The Non-Farm Payroll (NFP) measures the change in the number of people who have been employed in sectors of the US economy excluding the agricultural sector, for the previous month. The NFP measures the number of jobs added/lost for the previous month in all sectors of the US economy except agriculture.
The data is released by the US Bureau of Labor Statistics on the 1st Friday of the new month at 9.30am EST so we will be having an NFP announcement today (Friday 7th August 2015)
To be able to trade this report you must be able to do two things:
a) Correctly interpret data
b) Trade the numbers
This report has high market impact because of the bearing it has on the employment and manufacturing data of countries such as China which produce goods and services used by US manufacturers and consumers. The NFP also has direct bearing on manufacturing, consumer confidence and spending, retail sales, GDP, inflation and trade balance
There are two components to an NFP report:
– Unemployment rate
– Employment change
For the report to be tradable, sets of data must not be in conflict. This means that if the employment change is higher than consensus, it must be followed by a lower unemployment rate. If the employment change is lower than consensus, it must be accompanied by a higher unemployment rate.
Another trade situation may be where one of the two data components experiences no change, accompanied by a change (positive or negative) of the other component. Any other situation may produce conflict in the data and result in the report being untradeable.
Trading the Numbers
The trader may select the appropriate currency pair to trade with. Investors consider the USDJPY as one of the best currency pairs to trade with, due to the positive correlation this pair has with the data. For example a weaker Yen and a stronger US Dollar may promote good manufacturing and employment data. A stronger Yen and weaker USD reflects poor manufacturing and employment data.

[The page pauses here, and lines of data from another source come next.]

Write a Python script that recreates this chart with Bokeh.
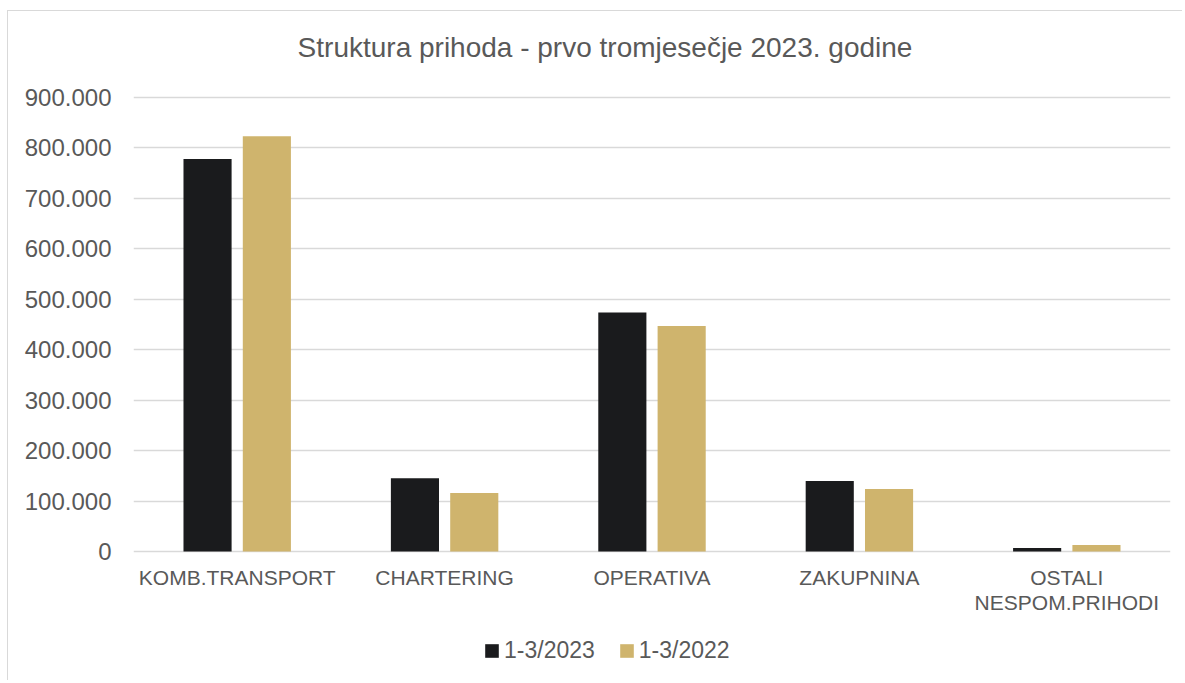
from bokeh.plotting import figure
from bokeh.models import (FactorRange, Range1d, FixedTicker, CustomJSTickFormatter, Legend, LegendItem,
                          ColumnDataSource)
from bokeh.core.properties import value
from bokeh.transform import dodge
from bokeh.embed import file_html
from bokeh.resources import INLINE

title_text = "Struktura prihoda - prvo tromjesečje 2023. godine"
categories = ["KOMB.TRANSPORT", "CHARTERING", "OPERATIVA", "ZAKUPNINA", "OSTALI NESPOM.PRIHODI"]
label_line1 = ["KOMB.TRANSPORT", "CHARTERING", "OPERATIVA", "ZAKUPNINA", "OSTALI"]
label_line2 = ["", "", "", "", "NESPOM.PRIHODI"]
series_names = ["1-3/2023", "1-3/2022"]
values_2023 = [778000, 145000, 474000, 140000, 7000]
values_2022 = [823000, 116000, 447000, 124000, 13000]
y_ticks = [0, 100000, 200000, 300000, 400000, 500000, 600000, 700000, 800000, 900000]

FONT = "Liberation Sans"
TXT = "#595959"
GRID = "#d9d9d9"
C23 = "#1a1b1d"
C22 = "#cfb46d"

# layout (pixels)
W, H = 1175, 670
LEFT, RIGHT = 125, 13
ABOVE_MAX = 86              # pixels between frame top and the top tick
VALUE_AREA_H = 454          # pixel height from 0 to the top tick
y_max = y_ticks[-1]
y_end = y_max * (1 + ABOVE_MAX / VALUE_AREA_H)
y_start = -y_max * (H - ABOVE_MAX - VALUE_AREA_H) / VALUE_AREA_H

src = ColumnDataSource(dict(cat=categories, v23=values_2023, v22=values_2022,
                            base=[y_ticks[0]] * len(categories), l1=label_line1, l2=label_line2))

p = figure(x_range=FactorRange(*categories, range_padding=0), y_range=Range1d(y_start, y_end),
           width=W, height=H, output_backend="svg", toolbar_location=None,
           min_border_left=LEFT, min_border_right=RIGHT, min_border_top=0, min_border_bottom=0)

r1 = p.vbar(x=dodge("cat", -0.143, range=p.x_range), top="v23", bottom="base", width=0.232, source=src,
            fill_color=C23, line_color=None)
r2 = p.vbar(x=dodge("cat", 0.143, range=p.x_range), top="v22", bottom="base", width=0.232, source=src,
            fill_color=C22, line_color=None)

# category labels (two lines) under the zero line
p.text(x="cat", y="base", text="l1", source=src, text_align="center", text_baseline="alphabetic",
       y_offset=26, text_font=value(FONT), text_font_size="21px", text_color=TXT)
p.text(x="cat", y="base", text="l2", source=src, text_align="center", text_baseline="alphabetic",
       y_offset=51, text_font=value(FONT), text_font_size="21px", text_color=TXT)

# chart title, centred over the whole chart area
p.text(x=[categories[2]], y=[y_max], text=[title_text], text_align="center", text_baseline="alphabetic",
       x_offset=-47, y_offset=-50, text_font=value(FONT), text_font_size="28px", text_color=TXT)

p.outline_line_color = None
p.xaxis.visible = False
p.xgrid.grid_line_color = None
p.ygrid.grid_line_color = GRID
p.ygrid.grid_line_width = 1.5
p.yaxis.ticker = FixedTicker(ticks=y_ticks)
p.ygrid.ticker = FixedTicker(ticks=y_ticks)
p.yaxis.formatter = CustomJSTickFormatter(code="return tick.toString().replace(/\\B(?=(\\d{3})+(?!\\d))/g, '.');")
p.yaxis.axis_line_color = None
p.yaxis.major_tick_line_color = None
p.yaxis.major_tick_out = 0
p.yaxis.major_tick_in = 0
p.yaxis.minor_tick_line_color = None
p.yaxis.major_label_text_font = FONT
p.yaxis.major_label_text_font_size = "24px"
p.yaxis.major_label_text_color = TXT
p.yaxis.major_label_standoff = 22

legend = Legend(items=[LegendItem(label=series_names[0], renderers=[r1]),
                       LegendItem(label=series_names[1], renderers=[r2])],
                orientation="horizontal", location=(350, 17),
                padding=0, margin=0, spacing=23, glyph_width=17, glyph_height=17,
                label_standoff=4, label_text_font=FONT, label_text_font_size="23px",
                label_text_color=TXT, border_line_color=None, background_fill_alpha=0)
p.add_layout(legend, "center")

p.styles = {"border-left": "1px solid #d9d9d9", "border-top": "1px solid #d9d9d9",
            "margin-left": "7px", "margin-top": "10px"}

open("out.html", "w").write(file_html(p, INLINE))
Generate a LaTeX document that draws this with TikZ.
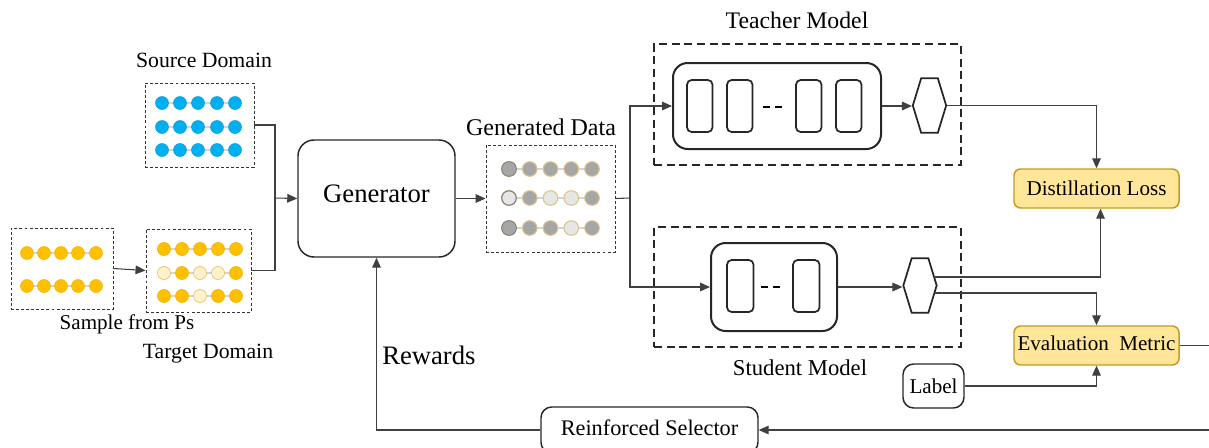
\documentclass[tikz,border=0pt]{standalone}
\usepackage{fontspec}
\setmainfont{Liberation Serif}
\usetikzlibrary{arrows.meta,fit,shapes.symbols}
\definecolor{fc}{HTML}{00B0F0}
\definecolor{bc}{HTML}{0A9CD6}
\definecolor{fo}{HTML}{FFC000}
\definecolor{bo}{HTML}{F0B400}
\definecolor{fl}{HTML}{FFF2CC}
\definecolor{bl}{HTML}{E8BE5A}
\definecolor{fd}{HTML}{A6A6A6}
\definecolor{fe}{HTML}{E7E6E6}
\definecolor{tan}{HTML}{DCC38A}
\definecolor{gridgray}{HTML}{D4D4D4}
\definecolor{linegray}{HTML}{404040}
\definecolor{goldfill}{HTML}{FFE699}
\definecolor{golddraw}{HTML}{C59A1F}
\newcommand{\fs}[1]{\fontsize{#1}{#1}\selectfont}

\begin{document}
\begin{tikzpicture}[x=0.75pt,y=-0.75pt,
    conn/.style={draw=linegray,line width=0.8pt},
    arr/.style={conn,-{Triangle[length=7.5pt,width=6.5pt]}},
    smalldash/.style={draw=black!80,line width=0.7pt,dash pattern=on 2.2pt off 1.6pt,inner sep=0pt},
    modeldash/.style={draw=black!85,line width=1.4pt,dash pattern=on 6pt off 3.5pt,inner sep=0pt},
    rbox/.style={draw=black!85,line width=1.1pt,rounded corners=12pt,inner sep=0pt},
    inbox/.style={draw=black!85,line width=1.5pt,rounded corners=11pt,inner sep=0pt},
    layer/.style={draw=black!85,line width=1.3pt,rounded corners=3.5pt},
    gold/.style={draw=golddraw,fill=goldfill,line width=1.1pt,rounded corners=5pt,inner sep=0pt},
    small/.style={draw=black!85,line width=1.1pt,rounded corners=8pt,inner sep=0pt},
    hexa/.style={draw=black!85,line width=1.3pt,signal,signal to=east and west,signal pointer angle=146,
      minimum width=25pt,minimum height=41pt,inner sep=0pt},
    grid/.style={draw=gridgray,line width=0.9pt}]
\useasboundingbox (0,0) rectangle (1209,447);

% labels
\node[font=\fs{16.3}] (srclab) at (204,60) {Source Domain};
\node[font=\fs{15.8}] (smplab) at (127,324) {Sample from Ps};
\node[font=\fs{16.3}] (tgtlab) at (208,354) {Target Domain};
\node[font=\fs{18}] (gdlab) at (541,127) {Generated Data};
\node[font=\fs{17.8}] (tlab) at (797,20) {Teacher Model};
\node[font=\fs{17}] (slab) at (800,368) {Student Model};
\node[font=\fs{20},anchor=west,inner sep=0pt] (rew) at (382,355) {Rewards};

% source domain
\node[smalldash,fit={(145,83) (254,167)}] (src) {};
\foreach \y in {103,127,150} {
  \draw[grid] (162,\y) -- (235,\y);
  \foreach \x in {162,180,198,217,235}
    \filldraw[fill=fc,draw=bc,line width=0.4pt] (\x,\y) circle[radius=6.5];
}

% sample from Ps
\node[smalldash,fit={(11,228) (113,309)}] (smp) {};
\foreach \y in {253,286} {
  \draw[grid] (27,\y) -- (96,\y);
  \foreach \x in {27,44,61,78,96}
    \filldraw[fill=fo,draw=bo,line width=0.4pt] (\x,\y) circle[radius=6.5];
}

% target domain
\node[smalldash,fit={(146,229) (251,312)}] (tgt) {};
\foreach \y/\pat in {249/{o,o,o,o,o},273/{l,o,l,l,o},296/{o,o,l,o,o}} {
  \draw[grid] (164,\y) -- (236,\y);
  \foreach \s [count=\i] in \pat
    \filldraw[fill=f\s,draw=b\s,line width=0.5pt] (146+18*\i,\y) circle[radius=6.5];
}

% generator
\node[rbox,fit={(298,140) (455,257)},label={[font=\fs{20},yshift=3.5pt]center:Generator}] (gen) {};

% generated data
\node[smalldash,fit={(486,145) (615,252)}] (gd) {};
\foreach \y/\pat in {169/{d,d,d,d,d},198/{e,d,e,e,d},228/{d,d,d,e,d}} {
  \draw[grid] (509,\y) -- (592,\y);
  \foreach \s [count=\i] in \pat
    \filldraw[fill=f\s,draw=tan,line width=0.8pt] (488.25+20.75*\i,\y) circle[radius=7.3];
  \draw[draw=black!50,line width=0.8pt] (509,\y) circle[radius=7.3];
}

% teacher model
\node[modeldash,fit={(654,44) (961,165)}] (tbox) {};
\node[inbox,fit={(673,63) (881,149)}] (tinner) {};
\foreach \x in {687,727,796,836}
  \draw[layer] (\x,80) rectangle (\x+25.5,132);
\draw[line width=1.4pt,dash pattern=on 5pt off 4pt] (763,107) -- (785,107);
\node[hexa] (thex) at (929.5,105.5) {};

% student model
\node[modeldash,fit={(654,227) (961,347)}] (sbox) {};
\node[inbox,fit={(711,243) (837,331)}] (sinner) {};
\foreach \x in {727,793}
  \draw[layer] (\x,260) rectangle (\x+26.5,312);
\draw[line width=1.4pt,dash pattern=on 5pt off 4pt] (761,287) -- (783,287);
\node[hexa] (shex) at (920,285.5) {};

% loss and metric
\node[gold,fit={(1014,169) (1179,208)},label={[font=\fs{15.8}]center:Distillation Loss}] (dl) {};
\node[gold,fit={(1014,326) (1179,365)},label={[font=\fs{15.8},yshift=1.5pt]center:Evaluation\ \ Metric}] (em) {};
\node[small,fit={(903,364) (964,408)},label={[font=\fs{15.8}]center:Label}] (lab) {};
\node[small,fit={(541,407) (758,453)},label={[font=\fs{16.7},yshift=1.5pt]center:Reinforced Selector}] (rs) {};

% connectors
\coordinate (jn) at (275,198);
\coordinate (split) at (630,198);
\coordinate (su) at (934,277);
\coordinate (sl) at (934,293);
\coordinate (re) at (1215,430);
\draw[arr] (smp.east) -- (tgt.west);
\draw[conn] (src.east) -| (jn);
\draw[conn] (tgt.east) -| (jn);
\draw[arr] (jn) -- (gen.west);
\draw[arr] (gen.east) -- (gd.west);
\draw[conn] (gd.east) -- (split);
\draw[arr] (split) |- (tinner.west);
\draw[arr] (split) |- (sinner.west);
\draw[arr] (tinner.east) -- (tinner.east -| thex.west);
\draw[arr] (sinner.east) -- (sinner.east -| shex.west);
\draw[arr] (thex.east) -| (dl.north);
\draw[arr] (su) -| ([xshift=3pt]dl.south);
\draw[arr] (sl) -| (em.north);
\draw[arr] (lab.east) -| (em.south);
\draw[arr] (em.east) -| (re) -- (rs.east);
\draw[arr] (rs.west) -| (gen.south);
\end{tikzpicture}
\end{document}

In deciding how to trade the NFP, consideration may also be given to how far the actual figure has deviated from the expected figures, and the month-month change in data. For instance, a wider deviation may produce higher market volatility, while a drastic change month on month may also produce a greater market response in the corresponding direction.
Today’s NFP may be a big market mover as it may signal whether the FED will move rates in September or not. The FED’s decision will depend on the two main objectives of the Central Bank: which are to keep inflation under control and to maximize employment. The economy is expected to add 225K new jobs, against the previous month’s 223K, whilst investors anticipate that the unemployment rate will remain unchanged at 5.3%. If the data is disappointing then traders may turn to the GBP and the AUD both of which may rise on dollar weakness. Either way, this could be the most watched NFP for months!